For Those Rough INFJ Days

Hello Friends, 

It’s been longer than I’d like since I last truly sat down to write, but I’m learning to give myself grace. Life’s been full, in a really beautiful way, but now that I’m on summer break, I’m renewing my commitment to sit down and just write for goodness sakes! In the meantime, here’s a piece I wrote for my Magazine and Feature Writing class on the INFJ personality type. I know that some people don’t like the way the Myers-Briggs personality test categorizes people, putting them into boxes, but I have honestly found so much freedom in knowing my personality type. More than anything, it has helped me understand why I act and speak and think the way I do, and it continually reminds me that while I’m usually the odd one out in social situations, I’m by no means alone. Even if you’re not an INFJ, I hope this post encourages you to live into your God-given strengths, and bravely be your quirky and wonderful self. The world needs you, just as you are!   


Dearest INFJ,

Today’s been difficult, hasn’t it? You feel misunderstood, walked on, and so darn tired of marching to the beat of your own drum. And trust me, I understand. You and I are in the 1% together. So sweet INFJ, this letter is for you. Because I know firsthand that, in our continual introspection, we tend to focus on our weaknesses, and sometimes we just need someone to remind us that our personality is good and we are not alone. So here are three things worth remembering about your personality at the end of a difficult day.

You Notice

In this fast-paced modern world where so many people are harried, hurried, or simply indifferent, you notice. You are keenly aware of the needs of others, and your intuition and empathy aid you in identifying with their emotions. While it can be draining to absorb the emotions of others, it is a trait that can be turned into a means of blessing those you love.

The key to using this trait for good is to do what it takes to care for your own emotional health. You may be frequently mistaken as an extrovert, but INFJ, you are an introvert through and through. I know our personality type struggles to justify self-care, but if you create space in your life to be alone, doing the things that fill you up, you will be much better equipped to pour into those whose emotional needs you’re prone to absorbing.

Fellow INFJ, you have a propensity towards being kind that is desperately needed in our harsh world. It’s easy to feel utterly powerless in the face of the great injustices that ravage our planet; however, in the words of journalist Charles Kuralt, “The everyday kindness of the back roads more than makes up for the acts of greed in the headlines.” Sometimes kindness is painted as weakness, but I’m here to tell you that choosing kindness takes great courage and strength. So INFJ, keep noticing the needs of others and responding with kindness.

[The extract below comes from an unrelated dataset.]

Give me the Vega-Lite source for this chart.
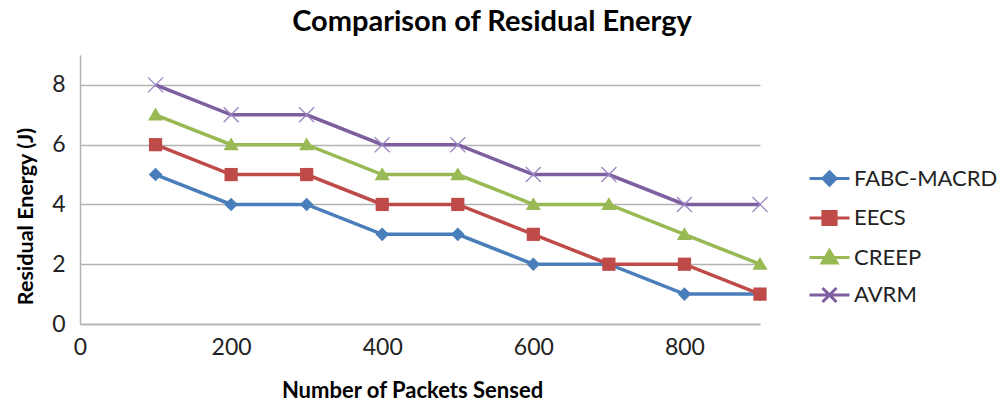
{
  "$schema": "https://vega.github.io/schema/vega-lite/v6.json",
  "width": 680,
  "height": 269,
  "autosize": "none",
  "padding": {"left": 80, "top": 55, "right": 245, "bottom": 84},
  "background": "white",
  "title": {
    "text": "Comparison of Residual Energy",
    "font": "Lato",
    "fontSize": 29,
    "fontWeight": "bold",
    "color": "#000000",
    "anchor": "middle",
    "frame": "group",
    "dx": 72,
    "offset": 18
  },
  "config": {
    "view": {"stroke": null},
    "font": "Lato"
  },
  "data": {
    "values": [
      {"packets": 100, "energy": 5, "series": "FABC-MACRD"},
      {"packets": 200, "energy": 4, "series": "FABC-MACRD"},
      {"packets": 300, "energy": 4, "series": "FABC-MACRD"},
      {"packets": 400, "energy": 3, "series": "FABC-MACRD"},
      {"packets": 500, "energy": 3, "series": "FABC-MACRD"},
      {"packets": 600, "energy": 2, "series": "FABC-MACRD"},
      {"packets": 700, "energy": 2, "series": "FABC-MACRD"},
      {"packets": 800, "energy": 1, "series": "FABC-MACRD"},
      {"packets": 900, "energy": 1, "series": "FABC-MACRD"},
      {"packets": 100, "energy": 6, "series": "EECS"},
      {"packets": 200, "energy": 5, "series": "EECS"},
      {"packets": 300, "energy": 5, "series": "EECS"},
      {"packets": 400, "energy": 4, "series": "EECS"},
      {"packets": 500, "energy": 4, "series": "EECS"},
      {"packets": 600, "energy": 3, "series": "EECS"},
      {"packets": 700, "energy": 2, "series": "EECS"},
      {"packets": 800, "energy": 2, "series": "EECS"},
      {"packets": 900, "energy": 1, "series": "EECS"},
      {"packets": 100, "energy": 7, "series": "CREEP"},
      {"packets": 200, "energy": 6, "series": "CREEP"},
      {"packets": 300, "energy": 6, "series": "CREEP"},
      {"packets": 400, "energy": 5, "series": "CREEP"},
      {"packets": 500, "energy": 5, "series": "CREEP"},
      {"packets": 600, "energy": 4, "series": "CREEP"},
      {"packets": 700, "energy": 4, "series": "CREEP"},
      {"packets": 800, "energy": 3, "series": "CREEP"},
      {"packets": 900, "energy": 2, "series": "CREEP"},
      {"packets": 100, "energy": 8, "series": "AVRM"},
      {"packets": 200, "energy": 7, "series": "AVRM"},
      {"packets": 300, "energy": 7, "series": "AVRM"},
      {"packets": 400, "energy": 6, "series": "AVRM"},
      {"packets": 500, "energy": 6, "series": "AVRM"},
      {"packets": 600, "energy": 5, "series": "AVRM"},
      {"packets": 700, "energy": 5, "series": "AVRM"},
      {"packets": 800, "energy": 4, "series": "AVRM"},
      {"packets": 900, "energy": 4, "series": "AVRM"}
    ]
  },
  "encoding": {
    "x": {
      "field": "packets",
      "type": "quantitative",
      "scale": {"domain": [0, 900], "nice": false, "zero": true},
      "axis": {
        "title": "Number of Packets Sensed",
        "values": [0, 200, 400, 600, 800],
        "grid": false,
        "ticks": false,
        "domainColor": "#b3b3b3",
        "domainWidth": 1.5,
        "labelFont": "Lato",
        "labelFontSize": 23,
        "labelColor": "#222222",
        "labelPadding": 12,
        "labelFlush": false,
        "titleFont": "Lato",
        "titleFontSize": 22,
        "titleFontWeight": "bold",
        "titleColor": "#000000",
        "titlePadding": 21,
        "titleX": 332
      }
    },
    "y": {
      "field": "energy",
      "type": "quantitative",
      "scale": {"domain": [0, 9], "nice": false},
      "axis": {
        "title": "Residual Energy (J)",
        "values": [0, 2, 4, 6, 8],
        "grid": true,
        "gridColor": "#b3b3b3",
        "gridWidth": 1.5,
        "ticks": false,
        "domainColor": "#b3b3b3",
        "domainWidth": 1.5,
        "labelFont": "Lato",
        "labelFontSize": 23,
        "labelColor": "#222222",
        "labelPadding": 15,
        "labelFlush": false,
        "titleFont": "Lato",
        "titleFontSize": 21.5,
        "titleFontWeight": "bold",
        "titleColor": "#000000",
        "titlePadding": 14,
        "titleY": 161
      }
    }
  },
  "layer": [
    {
      "mark": {"type": "line", "strokeWidth": 3.5},
      "encoding": {
        "color": {
          "field": "series",
          "type": "nominal",
          "sort": ["FABC-MACRD", "EECS", "CREEP", "AVRM"],
          "scale": {
            "domain": ["FABC-MACRD", "EECS", "CREEP", "AVRM"],
            "range": ["#4a7ebb", "#be4b48", "#98b954", "#7d5fa0"]
          },
          "legend": {
            "title": null,
            "orient": "none",
            "legendX": 728,
            "legendY": 102,
            "symbolSize": 1600,
            "symbolStrokeWidth": 3,
            "rowPadding": 4.5,
            "labelOffset": 3,
            "labelFont": "Lato",
            "labelFontSize": 22,
            "labelColor": "#222222",
            "labelLimit": 300,
            "encode": {
              "symbols": {
                "update": {
                  "shape": {"signal": "datum.value == 'FABC-MACRD' ? 'M-1,0H1M0,-0.33L0.33,0L0,0.33L-0.33,0Z' : datum.value == 'EECS' ? 'M-1,0H1M-0.33,-0.33H0.33V0.33H-0.33Z' : datum.value == 'CREEP' ? 'M-1,0H1M0,-0.35L0.37,0.27H-0.37Z' : 'M-1,0H1M-0.35,-0.35L0.35,0.35M-0.35,0.35L0.35,-0.35'"},
                  "size": {"value": 1600},
                  "strokeWidth": {"value": 3},
                  "opacity": {"value": 1},
                  "stroke": {"signal": "datum.value == 'FABC-MACRD' ? '#4a7ebb' : datum.value == 'EECS' ? '#be4b48' : datum.value == 'CREEP' ? '#98b954' : '#7d5fa0'"},
                  "fill": {"signal": "datum.value == 'FABC-MACRD' ? '#4a7ebb' : datum.value == 'EECS' ? '#be4b48' : datum.value == 'CREEP' ? '#98b954' : 'transparent'"}
                }
              }
            }
          }
        }
      }
    },
    {
      "transform": [{"filter": "datum.series == 'FABC-MACRD'"}],
      "mark": {"type": "point", "filled": true, "size": 400, "opacity": 1, "color": "#4a7ebb", "shape": "M0,-0.68L0.68,0L0,0.68L-0.68,0Z"}
    },
    {
      "transform": [{"filter": "datum.series == 'EECS'"}],
      "mark": {"type": "point", "filled": true, "size": 400, "opacity": 1, "color": "#be4b48", "shape": "M-0.66,-0.66H0.66V0.66H-0.66Z"}
    },
    {
      "transform": [{"filter": "datum.series == 'CREEP'"}],
      "mark": {"type": "point", "filled": true, "size": 400, "opacity": 1, "color": "#98b954", "shape": "M0,-0.72L0.76,0.56H-0.76Z"}
    },
    {
      "transform": [{"filter": "datum.series == 'AVRM'"}],
      "mark": {"type": "point", "filled": false, "size": 400, "opacity": 1, "strokeWidth": 1.3, "color": "#9a86c2", "shape": "M-0.75,-0.75L0.75,0.75M-0.75,0.75L0.75,-0.75"}
    }
  ]
}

You’re a Contemplative Activist

Nelson Mandela, a man purported to be an INFJ (along with Martin Luther King Jr. and Mahatma Gandhi) once said, “There is no passion to be found playing small – in settling for a life that is less than the one you are capable of living.” As idealists, INFJs often have a heightened awareness of the life we are capable of living, and as activists, we are known for relentlessly pursuing our potential.

16personalities.com describes it this way, “When INFJs come to believe that something is important, they pursue that goal with a conviction and energy that can catch even their friends and loved ones off guard. INFJs will rock the boat if they have to, something not everyone likes to see, but their passion for their chosen cause is an inseparable part of their personality.”

In Heidi Priebe’s article “7 Reasons Why INFJs Could Rule The World And One Reason Why They Shouldn’t” she describes INFJs as idealists with follow-through. We’ve also been categorized as contemplative activists, and dreamers who do. The downside of our ability to get things done is that we often have tasks delegated to us that are not within our area of expertise. It can be frustrating to feel like we have to spend our time doing the work of others, but if we can learn how to say no to those things that are simply not ours to do, our capacity to turn our passion into action can be a valuable asset. So INFJ, keep enthusiastically dreaming and passionately doing, while remembering to say no when necessary.

You Add Depth and Dimension

A nearly universal trait amongst the INFJs I’ve interacted with is an acute feeling of being misunderstood. We simply view the world from a different angle, and while this is not at all a bad thing, it can lead to feelings of isolation and frustration. Belonging is an innate human need, and some days it can be very difficult to feel like the ultimate square peg in a round hole.

Last summer, however, my wise friend Kristal told me something that has forever changed my view of marching to the beat of my own drum. She said, “When you march to your own beat, it doesn’t create dissonance. It adds depth and dimension. And I find it to be refreshing and beautiful.”

Think of an orchestra. If all the musicians played the same note, how long would we want to keep listening? It’s the variation that makes music rich and complex. Honestly, without the harmony would we even call it music, or simply label it noise?

So INFJ, keep marching, keep drumming, and keep adding variety and beauty to the collective symphony in a way that only you can.